Every sound here has been tweaked to fuck. The engineer just said, “That’s your corner friend, I’m not anywhere near that heap of spaghetti”. It shows that when I get opportunity to experiment, my work comes in 50 different directions. Unfortunately, with some of the remixes I’ve done, they’ve no always put out the best mix. There was a mix of Mike Oldfield which was deep as fuck, but there were like, “Nah, we want one with the pianos on it”.
I wanted some tracks to stand out for themselves, but I also wanted Sasha to show how he interprets songs. He makes every individual record more than just the sum of its parts. The guy’s a fucking genius. So on the album, you get a choice. There are tracks people can select individually and the there’s whole passage mixed together which you just have to roll with.
With Embracing the future, the water noises come from this cave near Capri and the cicadas are from my girlfriend’s backyard. When Ali and Sharam first heard this they were saying, “Dude, this sucks, this is eight fucking records rolled into one. You’ve got to use each part”. Sharam’s big line is “Dat‘s da hook, man, dat‘s da hook!”, but it’s more fun this way. On this, Sasha has time-stretched Quark underneath it, so it fits in time and key. So many DJs who make records turn up at the studio saying, “I want to make a record which sound like this, okay? Right, I’m off to get a cheeseburger”. But Sasha really wants to learn.
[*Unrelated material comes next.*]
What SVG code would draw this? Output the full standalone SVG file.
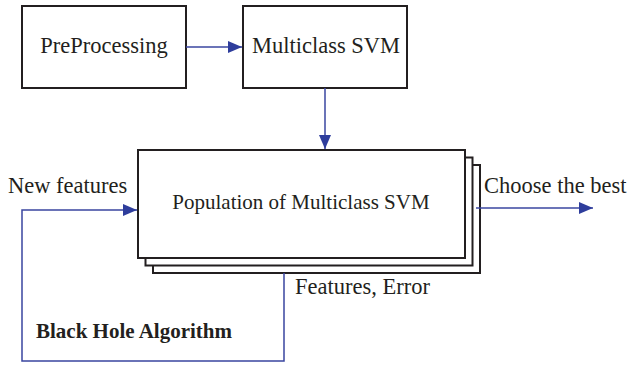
<svg xmlns="http://www.w3.org/2000/svg" width="627" height="366" viewBox="0 0 627 366">
<style>
.box{fill:#fff;stroke:#231f20;stroke-width:2}
.t{font-family:"Liberation Serif",serif;font-size:22.5px;fill:#231f20}
.p{font-size:21px}
.b{font-weight:bold;font-size:21px}
.c{fill:none;stroke:#3a46a0;stroke-width:1.5}
</style>
<defs>
<marker id="ah" markerWidth="14" markerHeight="12" refX="14" refY="6" orient="auto" markerUnits="userSpaceOnUse">
<path d="M0,0 L14,6 L0,12 Z" fill="#2e3d9c"/>
</marker>
</defs>
<rect width="627" height="366" fill="#fff"/>
<g id="preprocessing">
<rect class="box" x="22" y="6" width="164" height="82"/>
<text class="t" x="104" y="53" text-anchor="middle">PreProcessing</text>
</g>
<g id="multiclass-svm">
<rect class="box" x="243" y="6" width="164" height="82"/>
<text class="t" x="326" y="53" text-anchor="middle">Multiclass SVM</text>
</g>
<g id="population">
<rect class="box" x="153" y="165" width="327" height="108"/>
<rect class="box" x="145.5" y="157.5" width="327" height="108"/>
<rect class="box" x="138" y="150" width="327" height="108"/>
<text class="t p" x="301" y="209" text-anchor="middle">Population of Multiclass SVM</text>
</g>
<g id="connectors">
<line class="c" x1="186" y1="47" x2="242" y2="47" marker-end="url(#ah)"/>
<line class="c" x1="325" y1="88" x2="325" y2="149" marker-end="url(#ah)"/>
<line class="c" x1="476" y1="208" x2="593" y2="208" marker-end="url(#ah)"/>
<polyline class="c" points="284,273 284,361 22,361 22,210 137,210" marker-end="url(#ah)"/>
</g>
<g id="labels">
<text class="t" x="8" y="193">New features</text>
<text class="t" x="484" y="193">Choose the best</text>
<text class="t" x="295" y="294">Features, Error</text>
<text class="t b" x="36" y="338">Black Hole Algorithm</text>
</g>
</svg>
The reason I did Loving you more as a vocal track is basically because people always said to me, “Man, you can never do vocals on your tracks, they’re too crazy, there‘s too much shit going on”. I took that as a positive challenge. Oh, and you hear that whale on Deeper sunshine? I’m playing that. The sound was originally one flat note, so I just gave it a major seventh. I’ll never forget the day this record came out. I’d never done anything which come out on CD before. This is my favorite track to dance to. This is and the Casa De X record.
Absolutely, without a doubt, the most important record for me. And it came from the most incredible place, too. I’d started learning how to overtone, which is this thing when you project one note from the nasal cavity and one from the throat. For some reason, I went to this cave in woods near my parents’ house, chair over one shoulder, DAT player in my pocket and guitar in hand. I put the DAT player on the chair in the tunnel at one end and walked about a third of a mile to the other end, which was a foot deep in water. I started to overtoning and playing my guitar for about an hour and a half. I was into it really deep, my eyes were closed for a long time and when I opened them, the entire tunnel was filled with this beautiful white pollen blowing past me in the air. There’s also a subway noise in there, which has been time-stretched to go with percussion and pianos, which I just tried to take as high as it would go.